WRITTEN TASK:
Quote the entries below from the line with "The picture is" through the line with "-0.09, -0.06, -0.03, -0.01, 0, 0, 0, 0]", both ends included, and only those lines.

[Entries from a dataset]
## Begin

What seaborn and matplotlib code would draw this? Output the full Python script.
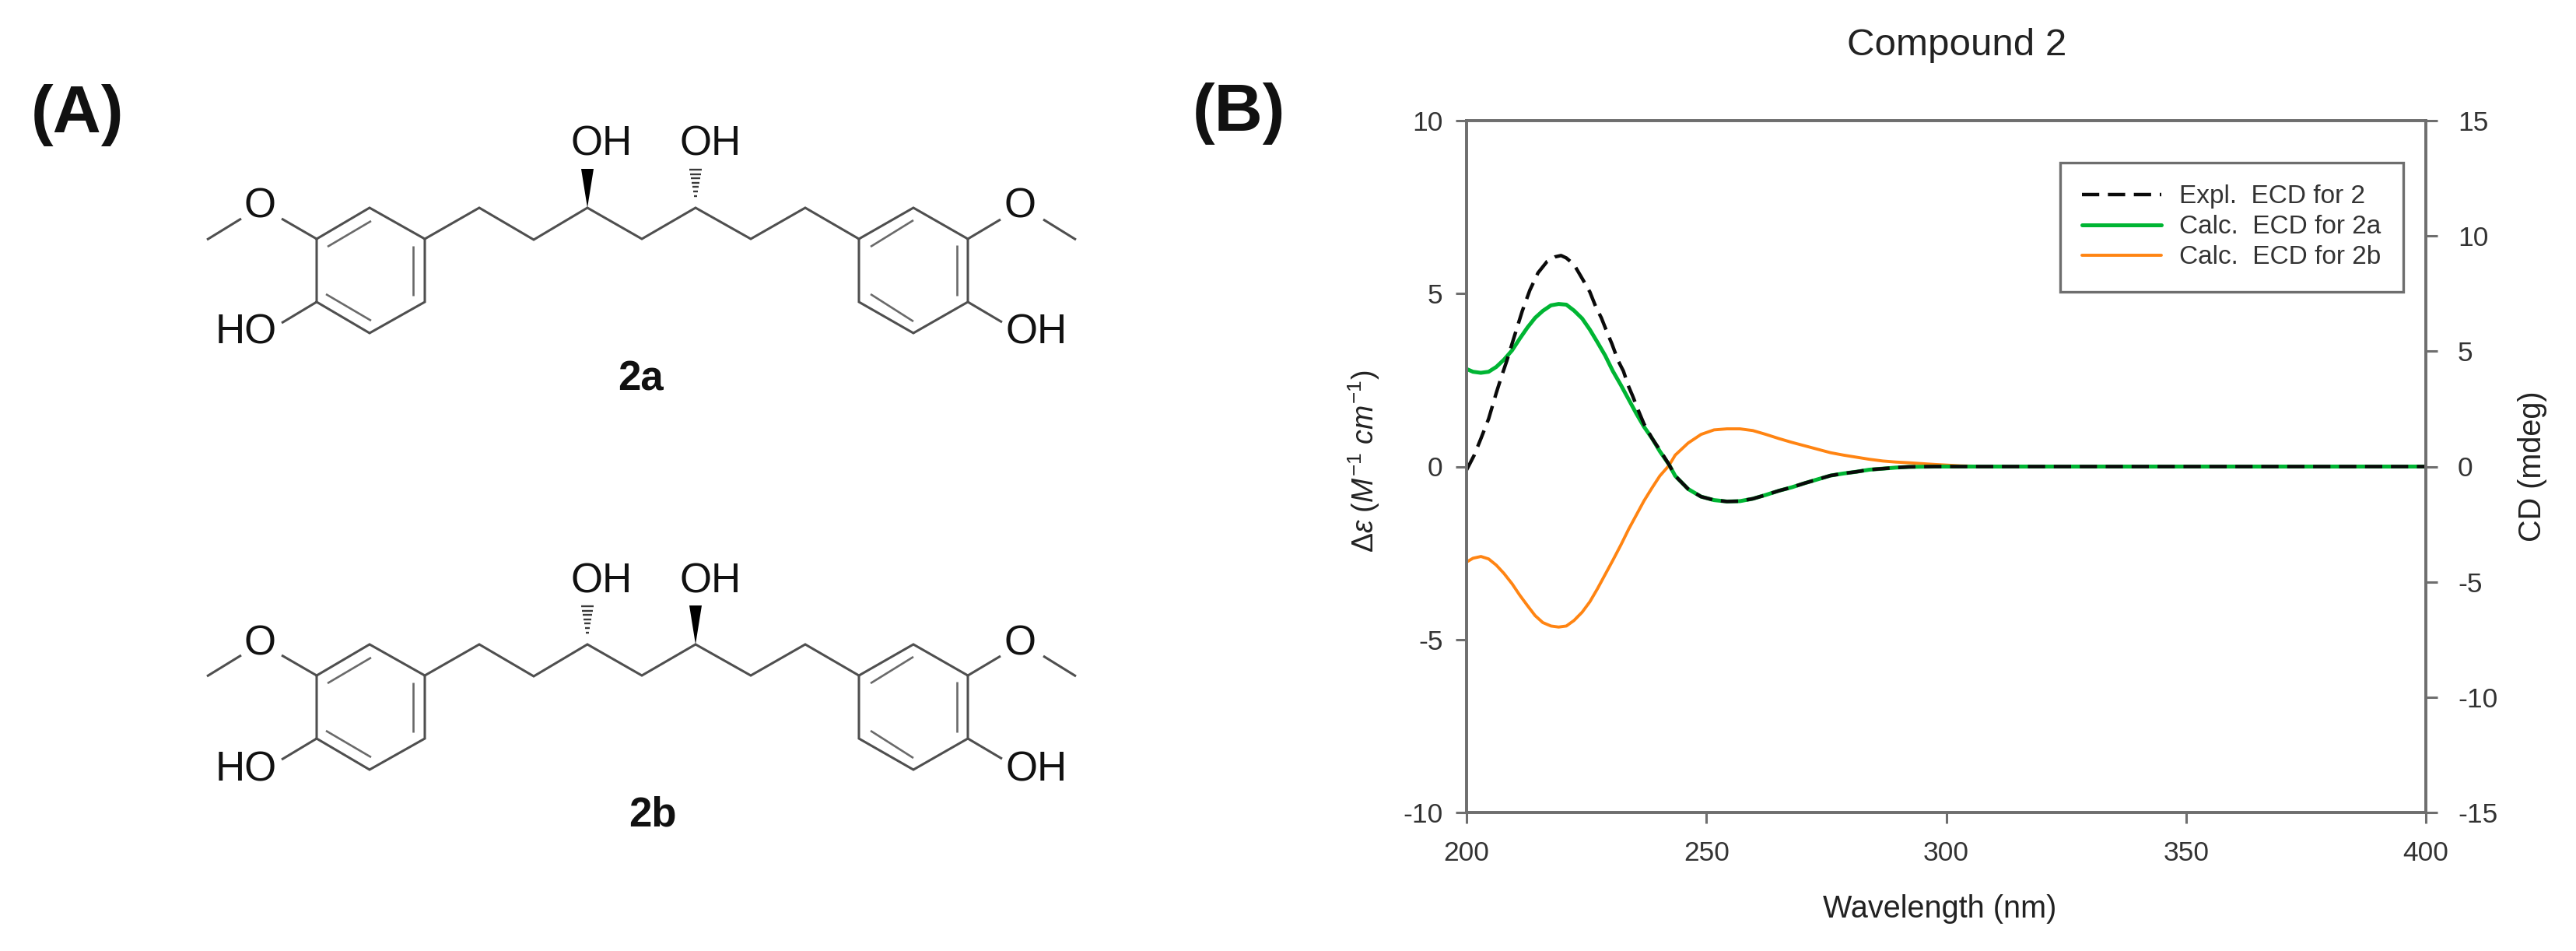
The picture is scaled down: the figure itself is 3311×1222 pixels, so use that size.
import seaborn as sns
import matplotlib.pyplot as plt
import pandas as pd

# ECD curves
tail_nm = [243.5, 246.2, 248.9, 251.6, 254.3, 257, 259.7, 262.4, 265.1, 267.8, 270.5, 273.2, 275.9, 278.6, 281.3,
           284, 286.8, 289.5, 292.2, 297.6, 310, 350, 400]
tail_de = [-0.27, -0.65, -0.87, -0.97, -1.01, -1.0, -0.93, -0.82, -0.70, -0.60, -0.48, -0.37, -0.26, -0.2, -0.15,
           -0.09, -0.06, -0.03, -0.01, 0, 0, 0, 0]

expl_nm = [200, 201.6, 203, 204.6, 206.2, 207.3, 208.4, 210, 211.6, 213.2, 214.9, 216.8, 218.4, 219.7, 220.8, 222.4,
           224.3, 225.7, 227, 228.1, 229.5, 230.3, 231.6, 232.7, 233.8, 234.6, 236, 237, 238.7, 240.3, 242.2] + tail_nm
expl_de = [-0.1, 0.33, 0.81, 1.38, 2.13, 2.61, 3.06, 3.78, 4.49, 5.1, 5.6, 5.93, 6.06, 6.10, 6.03, 5.84,
           5.39, 5.05, 4.6, 4.3, 3.81, 3.55, 3.06, 2.76, 2.31, 2.05, 1.56, 1.23, 0.81, 0.48, 0.06] + tail_de

calc_a_nm = [200, 201.35, 202.97, 204.6, 206.2, 207.8, 209.5, 211.1, 212.7, 214.3, 215.9, 217.6, 219.2, 220.8, 222.4,
             224.1, 225.7, 227.3, 228.9, 230.5, 232.2, 233.8, 235.4, 237, 238.7, 240.3, 242.2] + tail_nm
calc_a_de = [2.82, 2.74, 2.71, 2.74, 2.88, 3.09, 3.36, 3.70, 4.02, 4.30, 4.50, 4.66, 4.70, 4.68, 4.51,
             4.28, 3.96, 3.59, 3.21, 2.76, 2.35, 1.94, 1.53, 1.15, 0.81, 0.44, 0.06] + tail_de

calc_b_nm = [200, 201.35, 203, 204.6, 206.2, 207.8, 209.5, 211.1, 212.7, 214.3, 215.9, 217.6, 219.2, 220.8, 222.4,
             224.1, 225.7, 227.3, 228.9, 230.5, 232.2, 233.8, 235.4, 237, 238.7, 240.3, 242.2, 243.5, 246.2, 248.9,
             251.6, 254.3, 257, 259.7, 262.4, 265.1, 267.8, 270.5, 273.2, 275.9, 278.6, 281.3, 284, 286.8, 289.5,
             292.2, 297.6, 303, 310, 350, 400]
calc_b_de = [-2.76, -2.65, -2.6, -2.67, -2.85, -3.09, -3.39, -3.72, -4.02, -4.31, -4.51, -4.61, -4.64, -4.61, -4.45,
             -4.21, -3.91, -3.53, -3.12, -2.71, -2.26, -1.81, -1.40, -0.99, -0.61, -0.27, 0.03, 0.33, 0.68, 0.93,
             1.06, 1.09, 1.09, 1.04, 0.93, 0.81, 0.70, 0.60, 0.50, 0.40, 0.33, 0.27, 0.21, 0.16, 0.13,
             0.11, 0.06, 0.02, 0, 0, 0]

# skeleton of structure 2a in image pixels, 2b is the same one further down
skeleton = [(266, 308), (310, 281), None, (362, 281), (407, 307), (475, 267), (546, 307), (616, 267), (686, 308),
            (755, 267), (825, 307), (894, 267), (965, 307), (1035, 267), (1104, 307), (1174, 267), (1244, 307),
            (1286, 282), None, (1341, 282), (1383, 308), None,
            (407, 307), (407, 388), (475, 428), (546, 388), (546, 307), None,
            (407, 388), (362, 415), None,
            (1104, 307), (1104, 388), (1174, 428), (1244, 388), (1244, 307), None,
            (1244, 388), (1288, 414)]
inner_bonds = [((421, 317), (477, 284)), ((531, 316), (531, 380)), ((419, 378), (477, 412)),
               ((1119, 317), (1174, 283)), ((1230, 315), (1230, 380)), ((1119, 378), (1174, 413))]
atom_labels = [('O', 334, 266), ('HO', 316, 428), ('OH', 773, 186), ('OH', 913, 186), ('O', 1311, 266), ('OH', 1332, 428)]
shift_2b = 561


def draw_molecule(ax, dy, wedge_x, hash_x, name, name_x):
    xs = [p[0] if p else float('nan') for p in skeleton]
    ys = [p[1] + dy if p else float('nan') for p in skeleton]
    ax.plot(xs, ys, color='#4f4f4f', lw=2.2, solid_joinstyle='miter', solid_capstyle='butt')
    for a, b in inner_bonds:
        ax.plot([a[0], b[0]], [a[1] + dy, b[1] + dy], color='#6a6a6a', lw=1.9, solid_capstyle='butt')
    # solid wedge and hashed wedge on the two stereo centres
    ax.fill([wedge_x, wedge_x - 8, wedge_x + 8], [267 + dy, 217 + dy, 217 + dy], color='black', lw=0)
    for i, half in enumerate([8, 7, 6, 5, 4, 3, 2]):
        ax.plot([hash_x - half, hash_x + half], [218 + i * 5.6 + dy] * 2, color='#3a3a3a', lw=1.7, solid_capstyle='butt')
    for txt, x, y in atom_labels:
        ax.text(x, y + dy, txt, fontsize=38, ha='center', va='center', color='#111111')
    ax.text(name_x, 487 + dy, name, fontsize=38, fontweight='bold', ha='center', va='center', color='#111111')


def plot_figure():
    sns.set_theme(style='white')
    plt.rcParams['font.family'] = ['Liberation Sans', 'DejaVu Sans']
    plt.rcParams['mathtext.fontset'] = 'custom'
    plt.rcParams['mathtext.rm'] = 'Liberation Sans'
    plt.rcParams['mathtext.it'] = 'Liberation Sans:italic'
    plt.rcParams['axes.unicode_minus'] = False

    fig = plt.figure(figsize=(33.11, 12.22), dpi=100)

    # whole-figure layer in pixels for panel A and the panel letters
    bg = fig.add_axes([0, 0, 1, 1])
    bg.set_xlim(0, 3311)
    bg.set_ylim(1222, 0)
    bg.axis('off')
    draw_molecule(bg, 0, 755, 894, '2a', 823)
    draw_molecule(bg, shift_2b, 894, 755, '2b', 839)
    bg.text(100, 148, '(A)', fontsize=62, fontweight='bold', ha='center', va='center', color='#111111')
    bg.text(1592, 146, '(B)', fontsize=62, fontweight='bold', ha='center', va='center', color='#111111')

    axis_grey = '#6e6e6e'
    ax = fig.add_axes([1885 / 3311, 1 - 1044 / 1222, 1233 / 3311, 889 / 1222])
    ax.patch.set_alpha(0)
    df_b = pd.DataFrame({'nm': calc_b_nm, 'de': calc_b_de})
    df_a = pd.DataFrame({'nm': calc_a_nm, 'de': calc_a_de})
    df_e = pd.DataFrame({'nm': expl_nm, 'de': expl_de})
    sns.lineplot(data=df_b, x='nm', y='de', color='#ff8412', lw=2.8, label='Calc.  ECD for 2b', errorbar=None, ax=ax)
    sns.lineplot(data=df_a, x='nm', y='de', color='#00b533', lw=3.6, label='Calc.  ECD for 2a', errorbar=None, ax=ax)
    sns.lineplot(data=df_e, x='nm', y='de', color='#0a0a0a', lw=3.2, linestyle=(0, (5, 2.5)),
                 label='Expl.  ECD for 2', errorbar=None, ax=ax)

    ax.set_xlim(200, 400)
    ax.set_ylim(-10, 10)
    ax.set_xticks([200, 250, 300, 350, 400])
    ax.set_yticks([-10, -5, 0, 5, 10])
    ax.set_xlabel('Wavelength (nm)', fontsize=28.5, color='#222222', va='center')
    ax.xaxis.set_label_coords(0.493, -0.139)
    ax.set_ylabel(r'$\Delta\varepsilon\ (M^{-1}\ cm^{-1})$', fontsize=27, color='#222222', va='center')
    ax.yaxis.set_label_coords(-0.107, 0.508)
    ax.text(0.511, 1.108, 'Compound 2', transform=ax.transAxes, fontsize=35.5, ha='center', va='center', color='#222222')
    ax.tick_params(axis='both', length=10, width=2.2, color=axis_grey, labelsize=25.5, labelcolor='#333333',
                   bottom=True, left=True)
    ax.tick_params(axis='x', pad=16)
    ax.tick_params(axis='y', pad=12)

    cd = ax.twinx()
    cd.set_ylim(-15, 15)
    cd.set_yticks([-15, -10, -5, 0, 5, 10, 15])
    cd.set_ylabel('CD (mdeg)', fontsize=28.5, color='#222222', va='center', rotation=90)
    cd.yaxis.set_label_coords(1.111, 0.5)
    cd.tick_params(axis='y', length=10.5, width=2.2, color=axis_grey, labelsize=25.5, labelcolor='#333333', pad=19, right=True)
    for a in (ax, cd):
        for s in a.spines.values():
            s.set_color(axis_grey)
            s.set_linewidth(2.6)

    handles, labels = ax.get_legend_handles_labels()
    order = [2, 1, 0]
    leg = ax.legend([handles[i] for i in order], [labels[i] for i in order], loc='upper left',
                    bbox_to_anchor=((2648 - 1885) / 1233, (1044 - 209) / 889), borderaxespad=0, fontsize=24,
                    frameon=True, fancybox=False, edgecolor=axis_grey, framealpha=1, borderpad=0.85,
                    handlelength=3.05, handletextpad=0.7, labelspacing=0.24, labelcolor='#333333')
    leg.get_frame().set_linewidth(2.4)
    leg.set_zorder(5)

    fig.savefig('out.png', dpi=100, facecolor='white')


if __name__ == "__main__":
    plot_figure()
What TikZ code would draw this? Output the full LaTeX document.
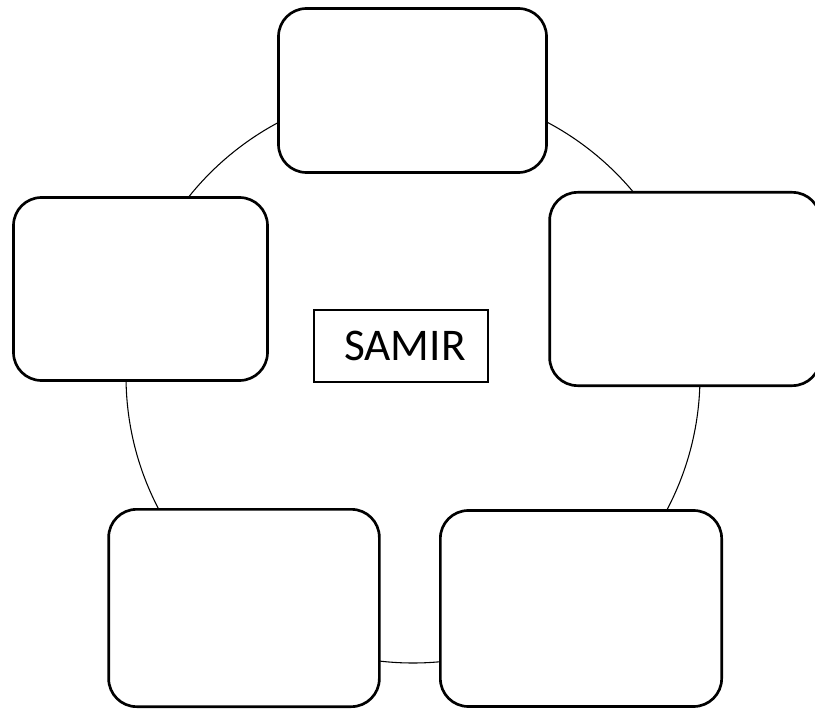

## End

CORRECT OUTPUT:
The picture is scaled down: the figure itself is 3311×1222 pixels, so use that size.
import seaborn as sns
import matplotlib.pyplot as plt
import pandas as pd

# ECD curves
tail_nm = [243.5, 246.2, 248.9, 251.6, 254.3, 257, 259.7, 262.4, 265.1, 267.8, 270.5, 273.2, 275.9, 278.6, 281.3,
           284, 286.8, 289.5, 292.2, 297.6, 310, 350, 400]
tail_de = [-0.27, -0.65, -0.87, -0.97, -1.01, -1.0, -0.93, -0.82, -0.70, -0.60, -0.48, -0.37, -0.26, -0.2, -0.15,
           -0.09, -0.06, -0.03, -0.01, 0, 0, 0, 0]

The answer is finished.